As a high-precision motion mechanism, the kinematics and dynamics of cascade thrust reverser are sensitive to the changes of nonlinear factors which are rarely considered in traditional dynamic modeling and optimization. In order to study the effect of nonlinear factors on the dynamics behavior of cascade thrust reverser mechanism, the dynamic model considering joint clearance and flexible component is established. Lankarani–Nikravesh and modified-Coulomb model are used to establish the contact force at the clearance, and the flexible component in the mechanism is modeled by the absolute node coordinate method. The effects of joint clearance value, clearance position, flexible component, and driving speed on the dynamic response of the mechanism are studied.
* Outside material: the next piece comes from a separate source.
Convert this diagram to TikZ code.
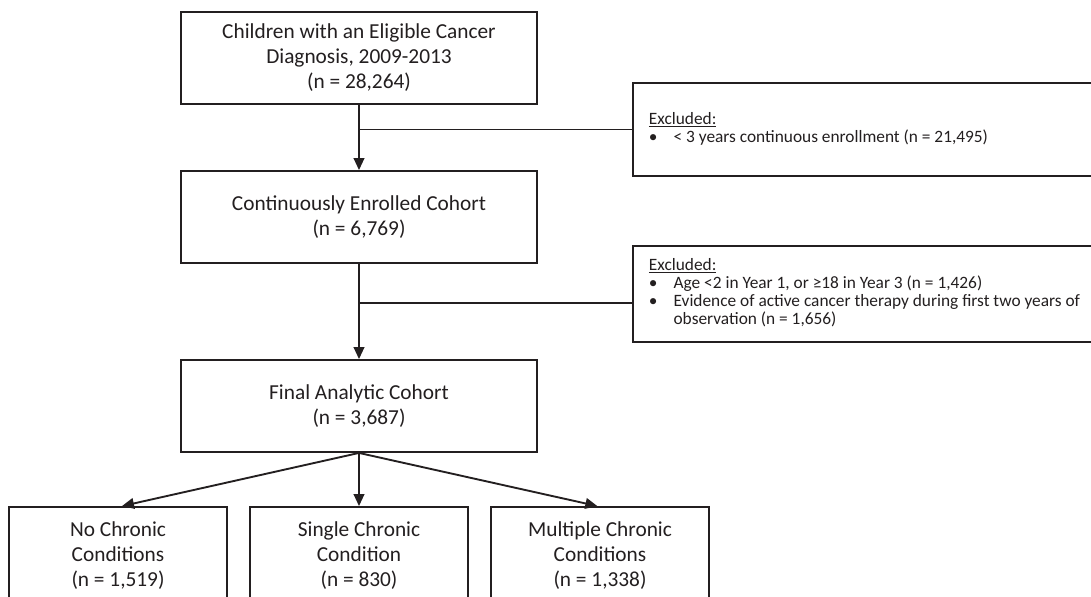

Specifically, the nonlinear characteristics of the mechanism increase with the clearance value, and the joint clearance near the mobile fairing has greater influence on the kinematics and dynamics of blocker door. For the mechanical system with clearances, the flexible component can partially reduce the vibration of the system. The analysis of the motion synchronization of the thrust reverser actuators indicates that the asynchronous movement of actuators may increase the driving forces of actuators especially for the middle actuator.